Lessons learned from engineering design projects

My group and I have been brainstorming for our final year design project for the last few weeks. It’s been a good exercise. I’m lucky to be in a group that doesn’t procrastinate much, because I have a bad habit of doing that sometimes. Anyway, this will be our 3rd design project and I wanted to jot down some things that I had learned in previous years. I’m doing this for my own reference, and it may help some freshmen.

Problems > Ideas

It’s amazing how many times I’ve made this mistake, and I see people working backwards all the time. You’ve probably done this: You show a link to some API and say “wow this is cool, let’s make something with this”. We should really be saying, “What are some problems we want to solve”, and “what is the best way to solve that problem”. It’s less cool, but more effective. Whenever we have a brainstorming session, I ask my group members to suggest problems by starting with “A problem I’ve encountered is..”.

Cool vs.
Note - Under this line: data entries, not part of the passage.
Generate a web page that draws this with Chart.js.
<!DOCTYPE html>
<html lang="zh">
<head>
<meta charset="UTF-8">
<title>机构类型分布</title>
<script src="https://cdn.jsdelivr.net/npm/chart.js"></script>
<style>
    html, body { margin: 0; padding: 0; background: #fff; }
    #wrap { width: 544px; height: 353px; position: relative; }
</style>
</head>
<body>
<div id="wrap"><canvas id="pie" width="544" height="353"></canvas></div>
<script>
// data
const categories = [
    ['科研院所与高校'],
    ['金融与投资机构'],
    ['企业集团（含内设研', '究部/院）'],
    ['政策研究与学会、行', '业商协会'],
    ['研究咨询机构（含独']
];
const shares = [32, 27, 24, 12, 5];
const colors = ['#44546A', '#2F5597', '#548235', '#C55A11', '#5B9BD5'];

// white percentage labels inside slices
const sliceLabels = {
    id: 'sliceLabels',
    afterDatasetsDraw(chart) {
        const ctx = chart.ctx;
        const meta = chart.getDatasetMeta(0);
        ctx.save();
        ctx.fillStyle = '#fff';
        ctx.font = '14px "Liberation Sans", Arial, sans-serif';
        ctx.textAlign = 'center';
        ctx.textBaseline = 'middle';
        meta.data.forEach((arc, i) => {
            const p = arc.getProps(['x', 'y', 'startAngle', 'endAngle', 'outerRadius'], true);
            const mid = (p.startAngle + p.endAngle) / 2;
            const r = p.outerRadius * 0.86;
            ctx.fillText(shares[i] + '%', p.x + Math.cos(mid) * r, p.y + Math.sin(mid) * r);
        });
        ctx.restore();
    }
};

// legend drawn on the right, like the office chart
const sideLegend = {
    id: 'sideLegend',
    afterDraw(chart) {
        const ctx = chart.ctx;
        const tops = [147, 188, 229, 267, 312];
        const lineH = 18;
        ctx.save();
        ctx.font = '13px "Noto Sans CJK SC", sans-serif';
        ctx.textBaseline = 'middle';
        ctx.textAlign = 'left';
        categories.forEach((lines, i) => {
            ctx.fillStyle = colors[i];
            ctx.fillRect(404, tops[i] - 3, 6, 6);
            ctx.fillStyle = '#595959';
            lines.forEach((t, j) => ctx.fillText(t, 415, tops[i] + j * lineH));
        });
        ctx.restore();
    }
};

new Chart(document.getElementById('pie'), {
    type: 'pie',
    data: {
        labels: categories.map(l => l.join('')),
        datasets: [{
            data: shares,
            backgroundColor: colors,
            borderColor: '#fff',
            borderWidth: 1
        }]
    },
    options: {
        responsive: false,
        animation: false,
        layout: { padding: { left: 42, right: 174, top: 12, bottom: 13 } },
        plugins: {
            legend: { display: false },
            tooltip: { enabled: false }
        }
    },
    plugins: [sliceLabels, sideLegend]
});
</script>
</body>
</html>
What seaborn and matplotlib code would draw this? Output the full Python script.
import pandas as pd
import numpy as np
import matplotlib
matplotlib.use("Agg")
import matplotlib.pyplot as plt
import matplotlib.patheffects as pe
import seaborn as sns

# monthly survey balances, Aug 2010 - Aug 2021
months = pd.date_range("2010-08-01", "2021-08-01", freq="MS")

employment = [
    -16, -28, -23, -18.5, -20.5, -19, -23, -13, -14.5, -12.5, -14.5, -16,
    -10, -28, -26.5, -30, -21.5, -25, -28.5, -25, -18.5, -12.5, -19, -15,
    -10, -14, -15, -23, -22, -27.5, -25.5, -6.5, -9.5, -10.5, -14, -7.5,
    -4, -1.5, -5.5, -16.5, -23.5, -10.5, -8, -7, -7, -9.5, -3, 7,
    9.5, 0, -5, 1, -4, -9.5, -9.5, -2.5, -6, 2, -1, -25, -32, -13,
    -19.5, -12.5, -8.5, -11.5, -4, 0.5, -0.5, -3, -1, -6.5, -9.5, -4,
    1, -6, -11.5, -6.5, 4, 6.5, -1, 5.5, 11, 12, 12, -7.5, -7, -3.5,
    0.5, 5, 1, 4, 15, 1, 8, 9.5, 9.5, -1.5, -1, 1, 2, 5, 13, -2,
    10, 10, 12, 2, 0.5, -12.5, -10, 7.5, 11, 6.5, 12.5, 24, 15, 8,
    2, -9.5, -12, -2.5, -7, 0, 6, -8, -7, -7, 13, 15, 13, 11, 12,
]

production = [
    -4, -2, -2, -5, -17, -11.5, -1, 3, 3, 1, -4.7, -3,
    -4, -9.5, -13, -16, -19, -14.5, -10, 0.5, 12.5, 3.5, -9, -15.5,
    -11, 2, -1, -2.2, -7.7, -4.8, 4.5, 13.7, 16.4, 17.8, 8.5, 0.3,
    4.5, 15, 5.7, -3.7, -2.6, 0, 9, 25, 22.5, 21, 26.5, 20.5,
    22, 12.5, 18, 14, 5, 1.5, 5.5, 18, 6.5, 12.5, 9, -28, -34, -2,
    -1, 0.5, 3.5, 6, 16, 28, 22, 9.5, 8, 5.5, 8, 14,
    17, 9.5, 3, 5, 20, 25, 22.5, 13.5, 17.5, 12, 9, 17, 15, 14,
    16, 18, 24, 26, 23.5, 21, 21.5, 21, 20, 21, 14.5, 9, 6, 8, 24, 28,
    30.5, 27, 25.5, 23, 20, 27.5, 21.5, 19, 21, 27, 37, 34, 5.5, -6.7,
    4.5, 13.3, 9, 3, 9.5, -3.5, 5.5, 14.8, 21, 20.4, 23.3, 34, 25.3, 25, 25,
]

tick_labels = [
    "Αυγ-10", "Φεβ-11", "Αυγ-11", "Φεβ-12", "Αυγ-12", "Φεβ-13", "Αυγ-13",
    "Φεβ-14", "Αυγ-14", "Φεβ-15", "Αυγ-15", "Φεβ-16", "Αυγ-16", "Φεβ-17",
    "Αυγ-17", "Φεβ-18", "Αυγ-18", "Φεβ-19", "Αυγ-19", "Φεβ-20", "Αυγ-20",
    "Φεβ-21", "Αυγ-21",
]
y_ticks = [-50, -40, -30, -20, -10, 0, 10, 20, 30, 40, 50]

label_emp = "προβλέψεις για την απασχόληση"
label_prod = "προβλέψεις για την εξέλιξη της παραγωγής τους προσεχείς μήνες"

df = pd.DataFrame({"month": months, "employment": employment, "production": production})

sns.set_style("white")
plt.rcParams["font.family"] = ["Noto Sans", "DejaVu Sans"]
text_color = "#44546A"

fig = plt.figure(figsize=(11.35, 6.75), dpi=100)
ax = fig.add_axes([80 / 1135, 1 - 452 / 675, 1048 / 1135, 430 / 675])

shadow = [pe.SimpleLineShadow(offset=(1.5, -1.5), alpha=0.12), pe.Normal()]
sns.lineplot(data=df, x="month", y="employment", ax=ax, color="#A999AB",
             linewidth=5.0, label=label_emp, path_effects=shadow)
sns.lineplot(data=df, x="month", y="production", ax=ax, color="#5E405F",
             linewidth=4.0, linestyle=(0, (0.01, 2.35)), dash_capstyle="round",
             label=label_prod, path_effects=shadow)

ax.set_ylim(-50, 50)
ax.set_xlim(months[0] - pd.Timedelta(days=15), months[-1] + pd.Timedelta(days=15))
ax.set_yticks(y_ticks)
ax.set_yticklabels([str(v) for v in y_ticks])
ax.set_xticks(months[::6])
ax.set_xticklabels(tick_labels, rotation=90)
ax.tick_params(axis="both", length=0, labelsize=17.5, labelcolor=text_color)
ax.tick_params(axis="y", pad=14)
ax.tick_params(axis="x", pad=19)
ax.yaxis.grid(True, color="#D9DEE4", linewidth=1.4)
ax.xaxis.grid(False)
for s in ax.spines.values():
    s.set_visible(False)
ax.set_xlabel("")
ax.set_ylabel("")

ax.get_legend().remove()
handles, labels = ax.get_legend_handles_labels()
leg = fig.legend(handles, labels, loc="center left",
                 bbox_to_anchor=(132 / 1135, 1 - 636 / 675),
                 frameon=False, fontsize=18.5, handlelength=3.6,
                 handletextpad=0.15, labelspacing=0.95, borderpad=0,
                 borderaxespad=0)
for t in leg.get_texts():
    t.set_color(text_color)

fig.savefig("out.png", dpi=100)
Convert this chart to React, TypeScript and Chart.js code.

Helpful

I’ve been thinking globally lately. In the first-world, we don’t have many problems. I look at developing nations (not Africa really, more like India, China, etc.) and I see tons of engineering problems that can be solved. The issue is, those problems aren’t cool. I wonder how important it is to work on a cool problem… I would definitely find it more interesting to work on something that’s cool, but in the end, I don’t think making a table-top touch interface for the living room (just an example) will help many people. I’m hoping to strike a good balance here.

Polish > Prototypes

I’m probably in the minority here, but I hate prototypes. I don’t think they demonstrate the solution envisioned by the design team. I’d rather design a uni-functional product, and polish the hell out of it, than make a prototype of something ambitious. In my past projects, I’ve gone both ways, and my experience tells me that simple* product with polish beats fancy product with rough prototype anyday.

* When I say simple, I don’t mean easy. It still must require technical ingenuity. I just don’t think we should sacrifice polish for feature creep.

So there you have it, those are my three big take-aways. I may add to the list as this brainstorming process continues.